EU Commission by Leandro Neumann Ciuffo (CC-BY-2.0)

By Leandro Neumann Ciuffo (CC-BY-2.0)

Theresa May is off on another jolly jaunt to Brussels to see her buddy Jean-Claude Juncker – and no guesses as to what they'll be discussing though.


And, surprise surprise, it looks like Theresa May is intent on pointlessly racking up some more travel expenses as she plans to go over the Brussels this Thursday to talk about opening up the Withdrawal Agreement to fiddle with the Irish border backstop, again!

She is almost certainly on first name terms with just about every single member of staff in the EU by now.

She says she's determined to get the changes she wants and Brussels wants her to spell out exactly what she wants before they, in all probability, just say no.

Especially if her new proposals are based on this Malthouse Compromise fudge that is only designed to do one thing and that is mend the Tory Party. This Malthouse Compromise stretches out the uncertainty over a three year period, with no guarantees of a deal and will probably leave the UK mulling over a WTO based relationship at the end of it anyway. But which would have cost us £39 billion and three wasted years to basically get back to where we are today.

And you can see how desperate the PM is to get her deal through parliament when she reportedly starts offering cash subsidies to MPs for the benefit of their constituents as long as they vote for her Brussels authored Withdrawal Agreement.

But it's OK 'cause the Lib Dems are on the case here as one of the party's peers, Lord Thomas of Gresford QC, had a letter published in the Times where he said this practice was in breach of section one of the Bribery Act 2010 and any MP who accepts such an arrangement is in breach of section two of the act.

As a result, the Justice Secretary David Gauke will be meeting his Lib Dem opposite number Ed Davey to discuss this.
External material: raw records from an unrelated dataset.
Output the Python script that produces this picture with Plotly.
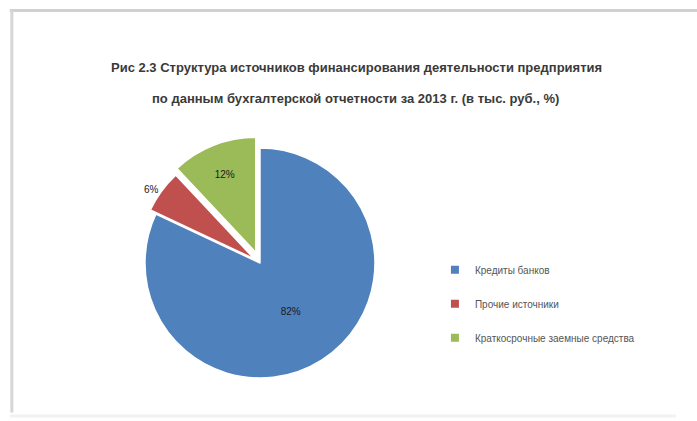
import plotly.graph_objects as go

labels = ["Кредиты банков", "Прочие источники", "Краткосрочные заемные средства"]
values = [82, 6, 12]
colors = ["#4F81BD", "#C0504D", "#9BBB59"]
pulls = [0, 0.06, 0.1]
title_lines = ["Рис 2.3 Структура источников финансирования деятельности предприятия",
               "по данным бухгалтерской отчетности за 2013 г. (в тыс. руб., %)"]

fig = go.Figure()
fig.add_trace(go.Pie(
    labels=labels, values=values, sort=False, direction="clockwise", rotation=0,
    marker=dict(colors=colors, line=dict(color="white", width=1.5)),
    pull=pulls,
    texttemplate="%{percent:.0%}",
    textposition=["inside", "outside", "inside"],
    textfont=dict(size=10, color="#1a1a1a", family="Liberation Sans"),
    insidetextorientation="horizontal",
    domain=dict(x=[0.1915, 0.5545], y=[0.0748, 0.6758]),
    showlegend=False,
))

# legend entries (one group per category so spacing can match the reference)
for lab, col in zip(labels, colors):
    fig.add_trace(go.Scatter(
        x=[None], y=[None], mode="markers", name=lab, legendgroup=lab,
        marker=dict(symbol="square", size=8, color=col),
        showlegend=True, hoverinfo="skip",
    ))

fig.update_layout(
    width=697, height=421,
    margin=dict(l=0, r=0, t=0, b=0),
    paper_bgcolor="white", plot_bgcolor="white",
    font=dict(family="Liberation Sans", color="#333333"),
    xaxis=dict(visible=False), yaxis=dict(visible=False),
    legend=dict(x=0.624, y=0.394, xanchor="left", yanchor="top",
                font=dict(size=10, color="#555555"), bgcolor="rgba(0,0,0,0)",
                itemwidth=30, tracegroupgap=15),
    annotations=[
        dict(text="<b>" + title_lines[0] + "</b>", xref="paper", yref="paper",
             x=0.511, y=1 - 68 / 421, xanchor="center", yanchor="middle",
             showarrow=False, font=dict(size=13, color="#3a3a3a")),
        dict(text="<b>" + title_lines[1] + "</b>", xref="paper", yref="paper",
             x=0.510, y=1 - 98 / 421, xanchor="center", yanchor="middle",
             showarrow=False, font=dict(size=13, color="#3a3a3a")),
    ],
    shapes=[
        dict(type="line", xref="paper", yref="paper", x0=0.014, x1=1, y0=0.975, y1=0.975,
             line=dict(color="#d0d0d0", width=3)),
        dict(type="line", xref="paper", yref="paper", x0=0.017, x1=0.017, y0=0.02, y1=0.975,
             line=dict(color="#d6d6d6", width=3)),
        dict(type="line", xref="paper", yref="paper", x0=0.014, x1=0.97, y0=0.012, y1=0.012,
             line=dict(color="#f2f2f2", width=3)),
    ],
)

fig.write_html("out.html")
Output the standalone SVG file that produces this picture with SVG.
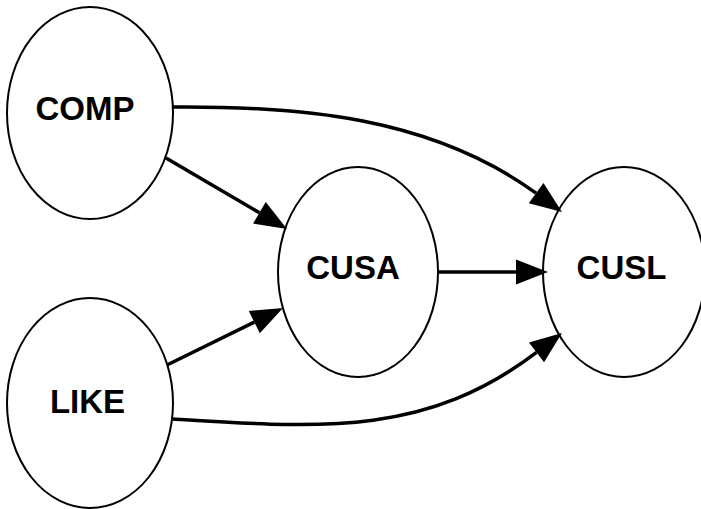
<svg xmlns="http://www.w3.org/2000/svg" width="701" height="509" viewBox="0 0 701 509">
<style>
.node ellipse{fill:#fff;stroke:#000;stroke-width:2}
.node text{font-family:"Liberation Sans",Arial,sans-serif;font-weight:bold;font-size:33px;fill:#000;text-anchor:middle}
.edge{fill:none;stroke:#000;stroke-width:3.5;marker-end:url(#arr)}
</style>
<defs>
<marker id="arr" markerUnits="userSpaceOnUse" markerWidth="32" markerHeight="25" refX="0" refY="12.5" orient="auto" overflow="visible">
<path d="M0,0 L32,12.5 L0,25 z" fill="#000"/>
</marker>
</defs>
<rect width="701" height="509" fill="#fff"/>
<g id="nodes">
<g id="COMP" class="node"><ellipse cx="90" cy="113" rx="83" ry="106"/><text x="85" y="120">COMP</text></g>
<g id="LIKE" class="node"><ellipse cx="90" cy="403" rx="83" ry="105"/><text x="87.5" y="413">LIKE</text></g>
<g id="CUSA" class="node"><ellipse cx="358" cy="272" rx="80" ry="105"/><text x="353" y="279">CUSA</text></g>
<g id="CUSL" class="node"><ellipse cx="624" cy="272" rx="81" ry="105"/><text x="621.5" y="279">CUSL</text></g>
</g>
<g id="connectors">
<path class="edge" d="M173,107 C300,106 430.9,116.8 536.1,193.2"/>
<path class="edge" d="M166,158 L259.4,212.8"/>
<path class="edge" d="M167,365 L254.3,322.1"/>
<path class="edge" d="M438,272 L516,272"/>
<path class="edge" d="M173,419 C320,428 425.1,437.1 536.5,352.4"/>
</g>
</svg>
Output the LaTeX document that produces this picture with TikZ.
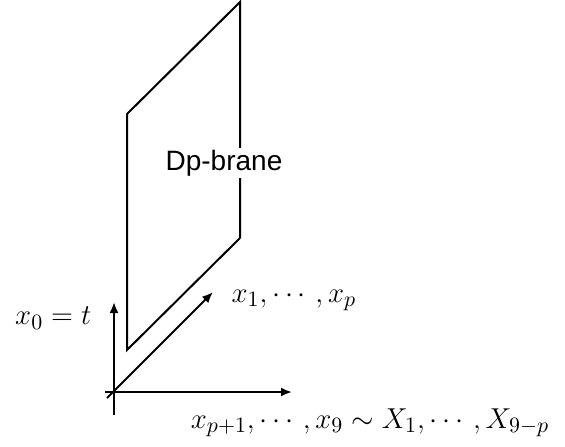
\documentclass[tikz,border=0pt]{standalone}
\usepackage{amsmath,amssymb}
\usepackage{fontspec}
\setsansfont{Liberation Sans}
\usetikzlibrary{arrows.meta}

\begin{document}
\begin{tikzpicture}[x=0.5pt,y=-0.5pt,line width=1pt,
            axlab/.style={font=\fontsize{15.5}{18}\selectfont}]
            \useasboundingbox (0,0) rectangle (565,446);
            % corners of the brane
            \coordinate (bl) at (127,350);
            \coordinate (tl) at (127,114);
            \coordinate (tr) at (240,2);
            \coordinate (br) at (240,238);
            % Draw the brane
            \draw (br) -- (bl) -- (tl) -- (tr) -- (br);
            \node[fill=white,inner sep=1pt,font=\sffamily\fontsize{14}{16}\selectfont] (brane) at (224,163) {Dp-brane};
            % Axes
            \coordinate (O) at (114,392);
            \draw[-{Latex[length=5.5pt,width=4.5pt]}] (114,415) -- (114,302) node (t) {};
            \draw[-{Latex[length=5.5pt,width=4.5pt]}] (105,392) -- (292,392) node (xs) {};
            \draw[-{Latex[length=5.5pt,width=4.5pt]}] (107,398) -- (213,292) node (xp) {};
            \node[anchor=east,axlab] (tlab) at (99,318) {$x_0=t$};
            \node[anchor=west,axlab] (plab) at (224,300) {$x_1,\cdots,x_p$};
            \node[axlab] (slab) at (370,423) {$x_{p+1},\cdots,x_9\sim X_1,\cdots,X_{9-p}$};
        \end{tikzpicture}
\end{document}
The Lib Dems are of course angling for a second EU referendum and their Home Affairs spokesperson, Ed Davey, said:

"Brexit should not be stitched up with backroom deals but sorted out with a people’s vote, with an option to remain in the EU."

The obvious answer to that, of course, is that firstly I agree that Brexit should not be stitched up with backroom deals – that's how we were led by the nose into the EU in the first place, and secondly that the people's vote was conducted on June the 23rd 2016 and leave won, it's already happened so no need to worry yourselves there!

But it is great to see a Remain based party able to stick an extra large industrial sized spanner firmly into Theresa May's behind-the-scenes manoeuvring to push her proposals for a Brexit In Name Only (BRINO).

One question here that does instantly spring to mind though, is does the Bribery Act also apply to the confidence and supply arrangement between the government and the DUP that had a £1 billion taxpayer price tag on it? Just askin'.

Moving on, the Independent reports that Liam Fox is toying with the idea of the UK unilaterally slashing all import tariffs to zero after a no deal Brexit.

This has sent some into meltdown as they fear that foreign competition will undercut them and trash UK businesses.

But a spokesman for Liam Fox said that no decisions had been made, that the government was considering all options for the case of a no-deal Brexit and that any removal of tariffs would be a temporary measure and the situation would be carefully monitored.

I've got to say that looking at tariffs and reducing down to zero those we need not apply, seems sensible to me and this may be one way of assessing that.

It would also immediately prevent the chances of higher prices for consumers right after Brexit and many importers might actually see it as a temporary chance to raise their own prices while they have a short tariff free window. After all, the UK consumer is used to paying those prices for their goods already.

And I wonder how many foreign businesses would go to the trouble of organising special exports or extra exports into the UK, if it is known to be only a temporary measure? After all, a long term settled trading relationship would be far better for both them and us surely.

And in case you haven't heard, the UK will not be putting the block on trade entering the country. A pragmatic approach will be taken with the Transport Secretary, Chris Grayling, saying:

"For goods coming into the country, there will be no issues… we’re not going to start creating complex checks for goods as they come in the country."

But the Remainers will of course keep up their lying narrative of no food and no medicine regardless of the truth, won't they!?